**Data:**
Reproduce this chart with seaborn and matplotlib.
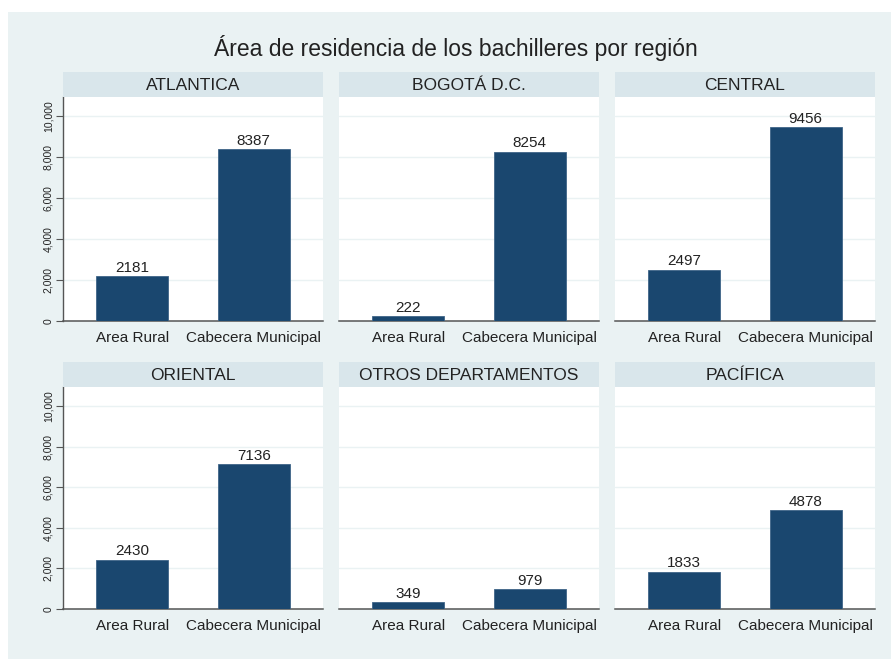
import pandas as pd
import matplotlib.pyplot as plt
import seaborn as sns
from matplotlib.patches import Rectangle
from matplotlib.ticker import FuncFormatter

sns.set_theme(style="white")
plt.rcParams["font.family"] = ["Liberation Sans", "DejaVu Sans"]

regions = ["ATLANTICA", "BOGOTÁ D.C.", "CENTRAL", "ORIENTAL", "OTROS DEPARTAMENTOS", "PACÍFICA"]
areas = ["Area Rural", "Cabecera Municipal"]
rural = [2181, 222, 2497, 2430, 349, 1833]
cabecera = [8387, 8254, 9456, 7136, 979, 4878]
y_ticks = [0, 2000, 4000, 6000, 8000, 10000]

df = pd.DataFrame({
    "region": regions * 2,
    "area": [areas[0]] * 6 + [areas[1]] * 6,
    "n": rural + cabecera,
})

BAR = "#1a476f"
OUTER = "#eaf2f3"
STRIP = "#d9e6eb"
TEXT = "#222222"
AXIS = "#555555"

W, H = 891, 659
fig = plt.figure(figsize=(W / 100, H / 100), dpi=100, facecolor="white")
fig.patches.append(Rectangle((8 / W, 0), 1, 1 - 12 / H, transform=fig.transFigure,
                             facecolor=OUTER, edgecolor="none", zorder=-10))

fig.text(456 / W, 1 - 48 / H, "Área de residencia de los bachilleres por región",
         ha="center", va="center", fontsize=16.5, color=TEXT)

lefts = [63, 339, 615]
width = 260
rows = [(97, 321, 72), (387, 609, 362)]

for i, reg in enumerate(regions):
    r, c = divmod(i, 3)
    top, bot, stop = rows[r]
    x0 = lefts[c]
    ax = fig.add_axes([x0 / W, 1 - bot / H, width / W, (bot - top) / H])
    sub = df[df["region"] == reg]
    sns.barplot(data=sub, x="area", y="n", order=areas, ax=ax, color=BAR,
                width=0.59, edgecolor="#3f6588", linewidth=0.6, saturation=1, zorder=3)
    ax.bar_label(ax.containers[0], fmt="%d", padding=1, fontsize=11, color=TEXT)
    ax.set_xlim(-0.57, 1.57)
    ax.set_ylim(0, 10930)
    ax.set_yticks(y_ticks)
    ax.yaxis.grid(True, color=OUTER, linewidth=1, zorder=0)
    ax.set_facecolor("white")
    ax.set_xlabel("")
    ax.set_ylabel("")
    for s in ["top", "right"]:
        ax.spines[s].set_visible(False)
    ax.spines["bottom"].set_color(AXIS)
    ax.spines["bottom"].set_linewidth(1.1)
    ax.tick_params(axis="x", length=0, labelsize=11, labelcolor=TEXT, pad=7)
    if c == 0:
        ax.spines["left"].set_color(AXIS)
        ax.spines["left"].set_linewidth(1.0)
        ax.tick_params(axis="y", left=True, length=5, width=0.8, color=AXIS,
                       labelsize=7.5, labelcolor=TEXT, labelrotation=90, pad=2)
        ax.yaxis.set_major_formatter(FuncFormatter(lambda v, p: f"{int(v):,}"))
        for lab in ax.get_yticklabels():
            lab.set_va("center")
    else:
        ax.spines["left"].set_visible(False)
        ax.tick_params(axis="y", left=False, labelleft=False)

    sax = fig.add_axes([x0 / W, 1 - top / H, width / W, (top - stop) / H])
    sax.set_facecolor(STRIP)
    sax.set_xticks([])
    sax.set_yticks([])
    for s in sax.spines.values():
        s.set_visible(False)
    sax.text(0.5, 0.45, reg, ha="center", va="center", fontsize=12.5, color=TEXT,
             transform=sax.transAxes)

fig.savefig("out.png", dpi=100, facecolor=fig.get_facecolor())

**Written exercise:** Retype the whole listing, keeping every line identical and omitting all pictures.

**Exercise solution:**
Reproduce this chart with seaborn and matplotlib.
import pandas as pd
import matplotlib.pyplot as plt
import seaborn as sns
from matplotlib.patches import Rectangle
from matplotlib.ticker import FuncFormatter

sns.set_theme(style="white")
plt.rcParams["font.family"] = ["Liberation Sans", "DejaVu Sans"]

regions = ["ATLANTICA", "BOGOTÁ D.C.", "CENTRAL", "ORIENTAL", "OTROS DEPARTAMENTOS", "PACÍFICA"]
areas = ["Area Rural", "Cabecera Municipal"]
rural = [2181, 222, 2497, 2430, 349, 1833]
cabecera = [8387, 8254, 9456, 7136, 979, 4878]
y_ticks = [0, 2000, 4000, 6000, 8000, 10000]

df = pd.DataFrame({
    "region": regions * 2,
    "area": [areas[0]] * 6 + [areas[1]] * 6,
    "n": rural + cabecera,
})

BAR = "#1a476f"
OUTER = "#eaf2f3"
STRIP = "#d9e6eb"
TEXT = "#222222"
AXIS = "#555555"

W, H = 891, 659
fig = plt.figure(figsize=(W / 100, H / 100), dpi=100, facecolor="white")
fig.patches.append(Rectangle((8 / W, 0), 1, 1 - 12 / H, transform=fig.transFigure,
                             facecolor=OUTER, edgecolor="none", zorder=-10))

fig.text(456 / W, 1 - 48 / H, "Área de residencia de los bachilleres por región",
         ha="center", va="center", fontsize=16.5, color=TEXT)

lefts = [63, 339, 615]
width = 260
rows = [(97, 321, 72), (387, 609, 362)]

for i, reg in enumerate(regions):
    r, c = divmod(i, 3)
    top, bot, stop = rows[r]
    x0 = lefts[c]
    ax = fig.add_axes([x0 / W, 1 - bot / H, width / W, (bot - top) / H])
    sub = df[df["region"] == reg]
    sns.barplot(data=sub, x="area", y="n", order=areas, ax=ax, color=BAR,
                width=0.59, edgecolor="#3f6588", linewidth=0.6, saturation=1, zorder=3)
    ax.bar_label(ax.containers[0], fmt="%d", padding=1, fontsize=11, color=TEXT)
    ax.set_xlim(-0.57, 1.57)
    ax.set_ylim(0, 10930)
    ax.set_yticks(y_ticks)
    ax.yaxis.grid(True, color=OUTER, linewidth=1, zorder=0)
    ax.set_facecolor("white")
    ax.set_xlabel("")
    ax.set_ylabel("")
    for s in ["top", "right"]:
        ax.spines[s].set_visible(False)
    ax.spines["bottom"].set_color(AXIS)
    ax.spines["bottom"].set_linewidth(1.1)
    ax.tick_params(axis="x", length=0, labelsize=11, labelcolor=TEXT, pad=7)
    if c == 0:
        ax.spines["left"].set_color(AXIS)
        ax.spines["left"].set_linewidth(1.0)
        ax.tick_params(axis="y", left=True, length=5, width=0.8, color=AXIS,
                       labelsize=7.5, labelcolor=TEXT, labelrotation=90, pad=2)
        ax.yaxis.set_major_formatter(FuncFormatter(lambda v, p: f"{int(v):,}"))
        for lab in ax.get_yticklabels():
            lab.set_va("center")
    else:
        ax.spines["left"].set_visible(False)
        ax.tick_params(axis="y", left=False, labelleft=False)

    sax = fig.add_axes([x0 / W, 1 - top / H, width / W, (top - stop) / H])
    sax.set_facecolor(STRIP)
    sax.set_xticks([])
    sax.set_yticks([])
    for s in sax.spines.values():
        s.set_visible(False)
    sax.text(0.5, 0.45, reg, ha="center", va="center", fontsize=12.5, color=TEXT,
             transform=sax.transAxes)

fig.savefig("out.png", dpi=100, facecolor=fig.get_facecolor())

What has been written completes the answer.